I notice from the photo that you were handling these fiberglass pipe insulation without gloves or a dust mask of any sort? Did that work out ok, or did you end up getting irritated by the fiberglass?

I'm about to go through this myself (though my wife is the one who is pregnant, 5.5 months in her case).

Well, I would always advise people to play it more safe than I do. Better safe than sorry.

In other news, I was protected from the fiberglass on hands thing by the tape wrapped around the insulation. I was just careful not to touch it. And the insulation was pre-cut to 3 foot lengths that open like a hinge...not very much cutting of fiberglass meant that I was not (knowingly) irritated "lung-wise". However, in hindsight, I wish I had worn a mask, if only to make sure.

Faith, our energy usage has gone down but it could also be attributed to milder weather than usual, the new insulation in the attic and better weatherstripping on the windows! Since we just insulated the steam pipes, I'm not sure how long it will take for us to figure out how much the insulation is contributing. We definitely have been able to keep the thermostat turned down more this year than last year. There is less "banging" in the pipes in the basement (knocking is caused by colder condensation meeting warm steam in the pipes).

I guess the only indication of "is it working?" this soon is that the basement ISN'T toasty warm like it was last year. Which indicates to me that the heat is going somewhere OTHER than the basement, when it goes anywhere at all. Strangely, this has ALSO coincided with us escaping the "smelly basement syndrome" we had when standing water in the basement drains was evaporating last year and letting sewer gases in. Perhaps less heat in the basement has slowed down the evaporation process in the drains...all good for me.

Good luck with whatever you decide to do.

Aren't those fiber glass insulators dangerous to inhale? I certainly wouldn't want my children playing w/light sabres made of fiber glass.
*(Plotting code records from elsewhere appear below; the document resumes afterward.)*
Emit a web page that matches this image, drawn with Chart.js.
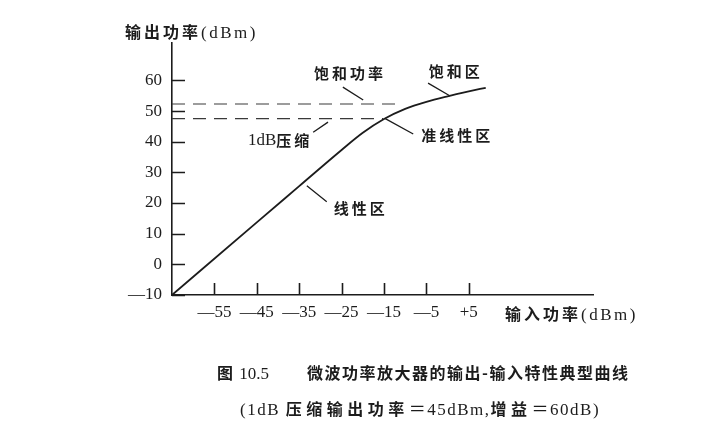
<!DOCTYPE html>
<html>
<head>
<meta charset="utf-8">
<script src="https://cdn.jsdelivr.net/npm/chart.js@4.4.0/dist/chart.umd.min.js"></script>
<style>
  html, body { margin: 0; padding: 0; background: #fff; }
  #wrap { position: relative; width: 728px; height: 445px; overflow: hidden; }
  #chart { position: absolute; left: 0; top: 0; }
  .txt {
    position: absolute;
    white-space: nowrap;
    color: #1c1c1c;
    font-family: "Liberation Serif", "Noto Sans CJK SC", serif;
    font-size: 17px;
    line-height: 17px;
  }
  .cjk { font-family: "Noto Sans CJK SC", sans-serif; font-weight: bold; font-size: 16px; letter-spacing: 2px; }
  .wide { letter-spacing: 1.5px; }
  .wide .cjk { letter-spacing: 4.5px; }
</style>
</head>
<body>
<div id="wrap">
  <canvas id="chart" width="728" height="445"></canvas>
  <div class="txt" style="left:125px; top:23px; letter-spacing:2.5px;"><span class="cjk" style="letter-spacing:3px;">输出功率</span>(dBm)</div>
  <div class="txt" style="left:505px; top:305px; letter-spacing:2.5px;"><span class="cjk" style="letter-spacing:3px;">输入功率</span>(dBm)</div>
  <div class="txt" style="left:217px; top:364px;"><span class="cjk">图</span> 10.5</div>
  <div class="txt" style="left:307px; top:364px;"><span class="cjk" style="letter-spacing:1.5px;">微波功率放大器的输出-输入特性典型曲线</span></div>
  <div class="txt wide" style="left:240px; top:400px;">(1dB <span class="cjk">压缩输出功率</span>＝45dBm,<span class="cjk">增益</span>＝60dB)</div>
</div>
<script>
// curve (dBm)
const inputPower = [-65, -45, -35, -25, -20, -15, -10, -5, 0, 5, 9];
const outputPower = [-10, 13.7, 25.5, 37.3, 42.9, 47.4, 50.7, 53.0, 54.8, 56.4, 57.6];

const xTicks = [-55, -45, -35, -25, -15, -5, 5];
const xTickLabels = ["—55", "—45", "—35", "—25", "—15", "—5", "+5"];
const yTicks = [-10, 0, 10, 20, 30, 40, 50, 60];
const yTickLabels = ["—10", "0", "10", "20", "30", "40", "50", "60"];

// dashed reference levels: saturation power, 1dB compression
const refLevels = [52.3, 47.5];
const refLineEnds = [-12.4, -15.2];

// callout labels, anchored in data units
const notes = [
  { parts: [["饱和功率", true]], at: [-23.0, 62.2], from: [-24.7, 57.8], to: [-19.9, 53.6] },
  { parts: [["饱和区", true]], at: [1.9, 62.9], from: [-4.6, 59.1], to: [0.6, 54.9] },
  { parts: [["1dB", false], ["压缩", true]], at: [-39.5, 40.3], from: [-31.7, 43.1], to: [-28.2, 46.4] },
  { parts: [["准线性区", true]], at: [2.3, 42.2], from: [-14.8, 47.6], to: [-8.1, 42.5] },
  { parts: [["线性区", true]], at: [-20.5, 18.2], from: [-33.2, 25.6], to: [-28.5, 20.4] },
];

const INK = "#1c1c1c";

const decor = {
  id: "decor",
  afterDraw(chart) {
    const ctx = chart.ctx;
    const xs = chart.scales.x, ys = chart.scales.y;
    const area = chart.chartArea;
    ctx.save();
    ctx.strokeStyle = INK;
    ctx.lineWidth = 1.6;
    // tick marks drawn inward
    ctx.beginPath();
    yTicks.forEach((v) => {
      const py = Math.round(ys.getPixelForValue(v)) + 0.5;
      ctx.moveTo(area.left, py);
      ctx.lineTo(area.left + 13, py);
    });
    xTicks.forEach((v) => {
      const px = Math.round(xs.getPixelForValue(v)) + 0.5;
      ctx.moveTo(px, area.bottom);
      ctx.lineTo(px, area.bottom - 12);
    });
    ctx.stroke();

    // leader lines
    ctx.lineWidth = 1.3;
    ctx.beginPath();
    notes.forEach((n) => {
      ctx.moveTo(xs.getPixelForValue(n.from[0]), ys.getPixelForValue(n.from[1]));
      ctx.lineTo(xs.getPixelForValue(n.to[0]), ys.getPixelForValue(n.to[1]));
    });
    ctx.stroke();

    // callout text
    ctx.fillStyle = INK;
    ctx.textBaseline = "middle";
    ctx.textAlign = "left";
    notes.forEach((n) => {
      const fonts = n.parts.map((p) =>
        p[1] ? 'bold 15px "Noto Sans CJK SC", sans-serif' : '17px "Liberation Serif", serif'
      );
      let total = 0;
      const widths = n.parts.map((p, i) => {
        ctx.font = fonts[i];
        ctx.letterSpacing = p[1] ? "3px" : "0px";
        const w = ctx.measureText(p[0]).width;
        total += w;
        return w;
      });
      let x = xs.getPixelForValue(n.at[0]) - total / 2;
      const y = ys.getPixelForValue(n.at[1]);
      n.parts.forEach((p, i) => {
        ctx.font = fonts[i];
        ctx.letterSpacing = p[1] ? "3px" : "0px";
        ctx.fillText(p[0], x, y);
        x += widths[i];
      });
    });
    ctx.restore();
  },
};

new Chart(document.getElementById("chart"), {
  type: "line",
  data: {
    datasets: [
      {
        data: inputPower.map((x, i) => ({ x, y: outputPower[i] })),
        borderColor: INK,
        borderWidth: 1.8,
        pointRadius: 0,
        cubicInterpolationMode: "monotone",
        fill: false,
      },
      ...refLevels.map((lvl, i) => ({
        data: [{ x: -65, y: lvl }, { x: refLineEnds[i], y: lvl }],
        borderColor: "#3a3a3a",
        borderWidth: 1.2,
        borderDash: [13, 8],
        pointRadius: 0,
        fill: false,
      })),
    ],
  },
  options: {
    responsive: false,
    animation: false,
    devicePixelRatio: 1,
    layout: { padding: { left: 0, top: 43, right: 135, bottom: 0 } },
    plugins: { legend: { display: false }, tooltip: { enabled: false } },
    scales: {
      x: {
        type: "linear",
        min: -65,
        max: 34.3,
        afterFit: (s) => { s.height = 150; },
        afterBuildTicks: (s) => { s.ticks = xTicks.map((v) => ({ value: v })); },
        grid: { display: false, drawTicks: false },
        border: { display: true, color: INK, width: 1.6 },
        ticks: {
          autoSkip: false,
          maxRotation: 0,
          padding: 7,
          color: INK,
          font: { family: '"Liberation Serif", serif', size: 17 },
          callback: (v) => xTickLabels[xTicks.indexOf(v)],
        },
      },
      y: {
        min: -10,
        max: 72.2,
        afterFit: (s) => { s.width = 172; },
        afterBuildTicks: (s) => { s.ticks = yTicks.map((v) => ({ value: v })); },
        grid: { display: false, drawTicks: false },
        border: { display: true, color: INK, width: 1.6 },
        ticks: {
          padding: 10,
          color: INK,
          font: { family: '"Liberation Serif", serif', size: 17 },
          callback: (v) => yTickLabels[yTicks.indexOf(v)],
        },
      },
    },
  },
  plugins: [decor],
});
</script>
</body>
</html>
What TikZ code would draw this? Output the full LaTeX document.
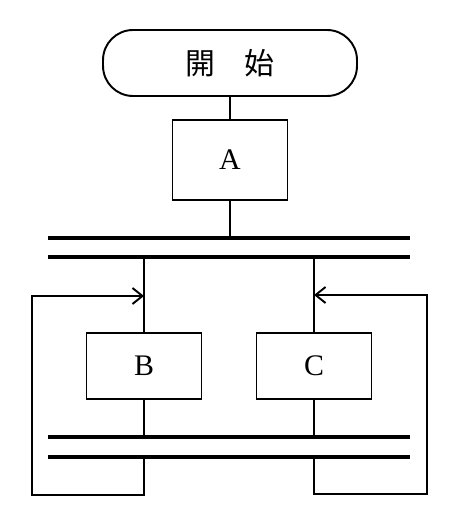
\documentclass[tikz,border=0pt]{standalone}
\usepackage{fontspec}
\setmainfont{Liberation Serif}
\newfontfamily\jpfont{Noto Sans CJK JP}
\usetikzlibrary{arrows.meta}
\tikzset{
	flow/.style={line width=1.1pt},
	bar/.style={line width=2.6pt},
	loopin/.style={flow, -{Straight Barb[length=0.2cm, width=0.32cm, line width=1.1pt]}},
	proc/.style={draw, line width=1.1pt, minimum width=2.3cm, minimum height=1.32cm, inner sep=0pt, font=\fontsize{17}{20}\selectfont},
	term/.style={draw, line width=1.1pt, rounded corners=0.6cm, minimum width=5.08cm, minimum height=1.32cm, inner sep=0pt, font=\fontsize{17}{20}\selectfont}
}

\begin{document}
\begin{tikzpicture}[x=0.02cm, y=-0.02cm]
		%%%%% START %%%%%
		\useasboundingbox (0, 0) rectangle (458, 526);
		
		\node[term] (start) at (230, 63) {\jpfont 開　始};
		\node[proc, minimum height=1.6cm] (a) at (230, 160) {A};
		\node[proc] (b) at (144, 366) {B};
		\node[proc] (c) at (314, 366) {C};
		
		% double bars
		\coordinate (top1l) at (48, 238); \coordinate (top1r) at (410, 238);
		\coordinate (top2l) at (48, 257); \coordinate (top2r) at (410, 257);
		\coordinate (bot1l) at (48, 437); \coordinate (bot1r) at (410, 437);
		\coordinate (bot2l) at (48, 457); \coordinate (bot2r) at (410, 457);
		\draw[bar] (top1l) -- (top1r);
		\draw[bar] (top2l) -- (top2r);
		\draw[bar] (bot1l) -- (bot1r);
		\draw[bar] (bot2l) -- (bot2r);
		
		% loop corners
		\coordinate (bloopb) at (32, 495); \coordinate (bloopt) at (32, 296);
		\coordinate (cloopb) at (427, 494); \coordinate (cloopt) at (427, 295);
		
		\draw[flow] (start) -- (a);
		\draw[flow] (a.south) -- (a.south |- top1l);
		\draw[flow] (b.north |- top2l) -- (b);
		\draw[flow] (c.north |- top2r) -- (c);
		\draw[flow] (b) -- (b.south |- bot1l);
		\draw[flow] (c) -- (c.south |- bot1r);
		
		\draw[loopin] (b.south |- bot2l) -- (b.south |- bloopb) -- (bloopb) -- (bloopt) -- (b.north |- bloopt);
		\draw[loopin] (c.south |- bot2r) -- (c.south |- cloopb) -- (cloopb) -- (cloopt) -- (c.north |- cloopt);
		
		%%%%% END %%%%%
	\end{tikzpicture}
\end{document}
You all should read these articles...

http://www.sustainableenterprises.com/fin/index.htm

Thanks for posting your work with insulating your steam pipes. I've found very little practical info on 'do it yourself' refitting.

Did you tackle insulating the pipe elbows or just leave them exposed?

i'm so happy i found your blog - i've been beating my google search senseless looking for foam insullation sleaves with a diameter large enough for my boiler --> radiator pipes. is there a specific brand of insulation you used?

thanks!

How fantastic that you did this. This will be one of our first home improvement projects after we close on our 1920s Bungalow. Glad to see that it can be done and that we, as fairly inexperienced homeowners, might have no problem doing it. :) thankyou!

Hi, I'm about to do this too, our basement is about 90 degrees in the winter! Have you noticed any significant savings from putting the insulation on the pipes?

GREAT info. Now I want to know about your attic insulation. Do you have a "regular" attic that you walk up stairs to get to? Or, is it a crowl space?

Have you saved the heat like expected?

Hi,

Thanks for sharing your experience! We are working on insulating our steam pipes with fiberglass but can't figure out a system for insulating the corners and T's. I've heard that you can buy pre-cut but that they are very expensive. Did you insulate your corners or just the straight-aways? If so, how did you do it? I would love any advice you have! Thanks! Rachel

For those asking about the corners, here is a site that shows what you do there. It's a flexible PVC shell that goes over a piece of flexible insulation that wraps the corner. They are sized to the pipes you're insulating. You can get a white vinyl tape to cover the edges and if you take your time you can have a very professional looking and performing job when finished. And yes, It can make a huge temperature difference in the basement. The lower temps down there really are proof of it!